● Stored data
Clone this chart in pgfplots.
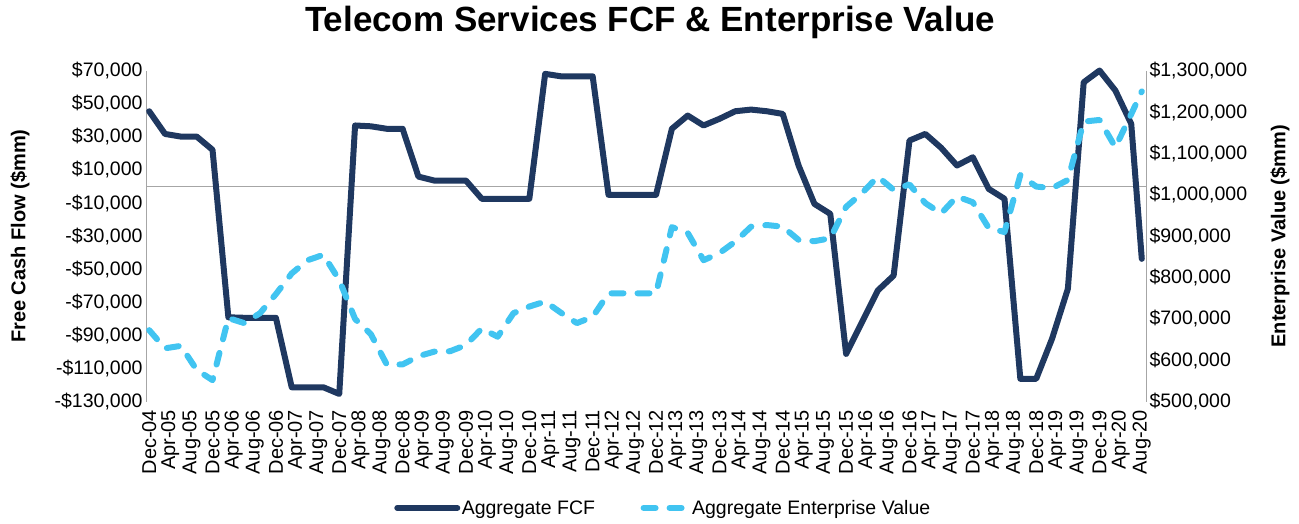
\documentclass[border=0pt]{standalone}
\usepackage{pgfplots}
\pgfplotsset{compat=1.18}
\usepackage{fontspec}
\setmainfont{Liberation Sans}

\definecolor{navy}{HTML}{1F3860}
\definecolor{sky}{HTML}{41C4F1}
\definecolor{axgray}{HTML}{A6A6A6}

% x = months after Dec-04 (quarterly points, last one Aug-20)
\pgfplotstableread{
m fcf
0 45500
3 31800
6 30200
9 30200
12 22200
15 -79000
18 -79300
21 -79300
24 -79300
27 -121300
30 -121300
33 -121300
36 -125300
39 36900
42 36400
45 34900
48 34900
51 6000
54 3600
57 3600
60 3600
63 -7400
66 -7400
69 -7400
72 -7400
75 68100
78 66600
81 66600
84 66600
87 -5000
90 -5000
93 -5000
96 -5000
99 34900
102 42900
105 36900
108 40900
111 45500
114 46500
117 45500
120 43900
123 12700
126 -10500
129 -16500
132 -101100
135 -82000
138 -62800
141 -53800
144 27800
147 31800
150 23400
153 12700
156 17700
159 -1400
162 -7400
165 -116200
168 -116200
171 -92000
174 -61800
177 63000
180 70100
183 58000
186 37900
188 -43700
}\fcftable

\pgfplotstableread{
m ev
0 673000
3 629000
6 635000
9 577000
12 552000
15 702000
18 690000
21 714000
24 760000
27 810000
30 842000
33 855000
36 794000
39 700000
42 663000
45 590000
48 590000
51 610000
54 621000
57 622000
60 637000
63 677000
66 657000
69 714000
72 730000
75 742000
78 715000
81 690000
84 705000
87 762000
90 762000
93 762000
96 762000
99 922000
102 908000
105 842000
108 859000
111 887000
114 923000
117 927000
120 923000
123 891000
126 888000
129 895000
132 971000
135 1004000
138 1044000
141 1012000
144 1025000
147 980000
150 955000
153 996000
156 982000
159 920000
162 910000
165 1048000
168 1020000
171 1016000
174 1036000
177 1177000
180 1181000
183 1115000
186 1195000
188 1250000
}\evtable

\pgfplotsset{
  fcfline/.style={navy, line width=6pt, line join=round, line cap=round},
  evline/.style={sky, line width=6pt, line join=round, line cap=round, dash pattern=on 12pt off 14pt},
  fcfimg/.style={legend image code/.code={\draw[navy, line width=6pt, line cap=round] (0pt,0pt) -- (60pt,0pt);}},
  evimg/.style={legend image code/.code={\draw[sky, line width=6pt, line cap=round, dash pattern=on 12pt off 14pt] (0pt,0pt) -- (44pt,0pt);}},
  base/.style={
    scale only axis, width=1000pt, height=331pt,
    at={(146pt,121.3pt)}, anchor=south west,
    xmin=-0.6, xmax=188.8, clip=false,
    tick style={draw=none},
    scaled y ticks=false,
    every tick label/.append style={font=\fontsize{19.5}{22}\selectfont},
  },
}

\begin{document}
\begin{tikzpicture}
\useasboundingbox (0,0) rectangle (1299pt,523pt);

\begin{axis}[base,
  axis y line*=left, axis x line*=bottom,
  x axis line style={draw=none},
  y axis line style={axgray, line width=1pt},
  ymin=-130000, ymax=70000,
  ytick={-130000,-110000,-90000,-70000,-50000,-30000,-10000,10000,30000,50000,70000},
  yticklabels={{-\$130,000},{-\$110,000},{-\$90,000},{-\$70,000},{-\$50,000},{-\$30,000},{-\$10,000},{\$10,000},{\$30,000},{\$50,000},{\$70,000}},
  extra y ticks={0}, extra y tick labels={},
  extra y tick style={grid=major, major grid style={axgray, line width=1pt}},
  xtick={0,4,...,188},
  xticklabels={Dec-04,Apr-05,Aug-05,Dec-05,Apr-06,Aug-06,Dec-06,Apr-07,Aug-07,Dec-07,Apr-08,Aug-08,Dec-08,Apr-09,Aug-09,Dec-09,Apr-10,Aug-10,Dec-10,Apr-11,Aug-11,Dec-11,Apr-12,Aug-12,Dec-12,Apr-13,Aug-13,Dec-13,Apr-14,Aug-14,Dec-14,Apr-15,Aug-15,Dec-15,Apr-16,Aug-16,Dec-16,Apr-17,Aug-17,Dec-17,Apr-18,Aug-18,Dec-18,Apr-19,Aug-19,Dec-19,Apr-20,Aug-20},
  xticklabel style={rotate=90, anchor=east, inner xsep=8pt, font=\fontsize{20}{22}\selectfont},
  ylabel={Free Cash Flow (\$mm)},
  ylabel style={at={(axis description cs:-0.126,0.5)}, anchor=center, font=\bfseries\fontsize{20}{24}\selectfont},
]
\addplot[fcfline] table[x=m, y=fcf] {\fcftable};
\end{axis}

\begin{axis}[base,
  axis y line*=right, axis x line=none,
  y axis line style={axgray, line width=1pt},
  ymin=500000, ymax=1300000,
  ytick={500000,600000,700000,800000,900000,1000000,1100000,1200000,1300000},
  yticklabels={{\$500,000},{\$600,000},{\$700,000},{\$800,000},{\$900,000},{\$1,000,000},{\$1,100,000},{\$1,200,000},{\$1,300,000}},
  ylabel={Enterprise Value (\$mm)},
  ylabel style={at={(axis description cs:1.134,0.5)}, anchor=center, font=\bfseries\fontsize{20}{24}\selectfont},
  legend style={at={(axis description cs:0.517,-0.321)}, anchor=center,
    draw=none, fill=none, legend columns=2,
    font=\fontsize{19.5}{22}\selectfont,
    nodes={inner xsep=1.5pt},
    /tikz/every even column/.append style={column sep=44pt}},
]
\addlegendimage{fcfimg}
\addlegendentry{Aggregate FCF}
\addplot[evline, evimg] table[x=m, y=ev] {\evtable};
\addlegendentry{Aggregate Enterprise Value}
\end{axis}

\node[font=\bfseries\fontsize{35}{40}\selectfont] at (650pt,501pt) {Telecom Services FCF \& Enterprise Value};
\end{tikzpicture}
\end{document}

● Work to complete
Transcribe all the data word for word; the images stay out.

● Solution to the exercise
Clone this chart in pgfplots.
\documentclass[border=0pt]{standalone}
\usepackage{pgfplots}
\pgfplotsset{compat=1.18}
\usepackage{fontspec}
\setmainfont{Liberation Sans}

\definecolor{navy}{HTML}{1F3860}
\definecolor{sky}{HTML}{41C4F1}
\definecolor{axgray}{HTML}{A6A6A6}

% x = months after Dec-04 (quarterly points, last one Aug-20)
\pgfplotstableread{
m fcf
0 45500
3 31800
6 30200
9 30200
12 22200
15 -79000
18 -79300
21 -79300
24 -79300
27 -121300
30 -121300
33 -121300
36 -125300
39 36900
42 36400
45 34900
48 34900
51 6000
54 3600
57 3600
60 3600
63 -7400
66 -7400
69 -7400
72 -7400
75 68100
78 66600
81 66600
84 66600
87 -5000
90 -5000
93 -5000
96 -5000
99 34900
102 42900
105 36900
108 40900
111 45500
114 46500
117 45500
120 43900
123 12700
126 -10500
129 -16500
132 -101100
135 -82000
138 -62800
141 -53800
144 27800
147 31800
150 23400
153 12700
156 17700
159 -1400
162 -7400
165 -116200
168 -116200
171 -92000
174 -61800
177 63000
180 70100
183 58000
186 37900
188 -43700
}\fcftable

\pgfplotstableread{
m ev
0 673000
3 629000
6 635000
9 577000
12 552000
15 702000
18 690000
21 714000
24 760000
27 810000
30 842000
33 855000
36 794000
39 700000
42 663000
45 590000
48 590000
51 610000
54 621000
57 622000
60 637000
63 677000
66 657000
69 714000
72 730000
75 742000
78 715000
81 690000
84 705000
87 762000
90 762000
93 762000
96 762000
99 922000
102 908000
105 842000
108 859000
111 887000
114 923000
117 927000
120 923000
123 891000
126 888000
129 895000
132 971000
135 1004000
138 1044000
141 1012000
144 1025000
147 980000
150 955000
153 996000
156 982000
159 920000
162 910000
165 1048000
168 1020000
171 1016000
174 1036000
177 1177000
180 1181000
183 1115000
186 1195000
188 1250000
}\evtable

\pgfplotsset{
  fcfline/.style={navy, line width=6pt, line join=round, line cap=round},
  evline/.style={sky, line width=6pt, line join=round, line cap=round, dash pattern=on 12pt off 14pt},
  fcfimg/.style={legend image code/.code={\draw[navy, line width=6pt, line cap=round] (0pt,0pt) -- (60pt,0pt);}},
  evimg/.style={legend image code/.code={\draw[sky, line width=6pt, line cap=round, dash pattern=on 12pt off 14pt] (0pt,0pt) -- (44pt,0pt);}},
  base/.style={
    scale only axis, width=1000pt, height=331pt,
    at={(146pt,121.3pt)}, anchor=south west,
    xmin=-0.6, xmax=188.8, clip=false,
    tick style={draw=none},
    scaled y ticks=false,
    every tick label/.append style={font=\fontsize{19.5}{22}\selectfont},
  },
}

\begin{document}
\begin{tikzpicture}
\useasboundingbox (0,0) rectangle (1299pt,523pt);

\begin{axis}[base,
  axis y line*=left, axis x line*=bottom,
  x axis line style={draw=none},
  y axis line style={axgray, line width=1pt},
  ymin=-130000, ymax=70000,
  ytick={-130000,-110000,-90000,-70000,-50000,-30000,-10000,10000,30000,50000,70000},
  yticklabels={{-\$130,000},{-\$110,000},{-\$90,000},{-\$70,000},{-\$50,000},{-\$30,000},{-\$10,000},{\$10,000},{\$30,000},{\$50,000},{\$70,000}},
  extra y ticks={0}, extra y tick labels={},
  extra y tick style={grid=major, major grid style={axgray, line width=1pt}},
  xtick={0,4,...,188},
  xticklabels={Dec-04,Apr-05,Aug-05,Dec-05,Apr-06,Aug-06,Dec-06,Apr-07,Aug-07,Dec-07,Apr-08,Aug-08,Dec-08,Apr-09,Aug-09,Dec-09,Apr-10,Aug-10,Dec-10,Apr-11,Aug-11,Dec-11,Apr-12,Aug-12,Dec-12,Apr-13,Aug-13,Dec-13,Apr-14,Aug-14,Dec-14,Apr-15,Aug-15,Dec-15,Apr-16,Aug-16,Dec-16,Apr-17,Aug-17,Dec-17,Apr-18,Aug-18,Dec-18,Apr-19,Aug-19,Dec-19,Apr-20,Aug-20},
  xticklabel style={rotate=90, anchor=east, inner xsep=8pt, font=\fontsize{20}{22}\selectfont},
  ylabel={Free Cash Flow (\$mm)},
  ylabel style={at={(axis description cs:-0.126,0.5)}, anchor=center, font=\bfseries\fontsize{20}{24}\selectfont},
]
\addplot[fcfline] table[x=m, y=fcf] {\fcftable};
\end{axis}

\begin{axis}[base,
  axis y line*=right, axis x line=none,
  y axis line style={axgray, line width=1pt},
  ymin=500000, ymax=1300000,
  ytick={500000,600000,700000,800000,900000,1000000,1100000,1200000,1300000},
  yticklabels={{\$500,000},{\$600,000},{\$700,000},{\$800,000},{\$900,000},{\$1,000,000},{\$1,100,000},{\$1,200,000},{\$1,300,000}},
  ylabel={Enterprise Value (\$mm)},
  ylabel style={at={(axis description cs:1.134,0.5)}, anchor=center, font=\bfseries\fontsize{20}{24}\selectfont},
  legend style={at={(axis description cs:0.517,-0.321)}, anchor=center,
    draw=none, fill=none, legend columns=2,
    font=\fontsize{19.5}{22}\selectfont,
    nodes={inner xsep=1.5pt},
    /tikz/every even column/.append style={column sep=44pt}},
]
\addlegendimage{fcfimg}
\addlegendentry{Aggregate FCF}
\addplot[evline, evimg] table[x=m, y=ev] {\evtable};
\addlegendentry{Aggregate Enterprise Value}
\end{axis}

\node[font=\bfseries\fontsize{35}{40}\selectfont] at (650pt,501pt) {Telecom Services FCF \& Enterprise Value};
\end{tikzpicture}
\end{document}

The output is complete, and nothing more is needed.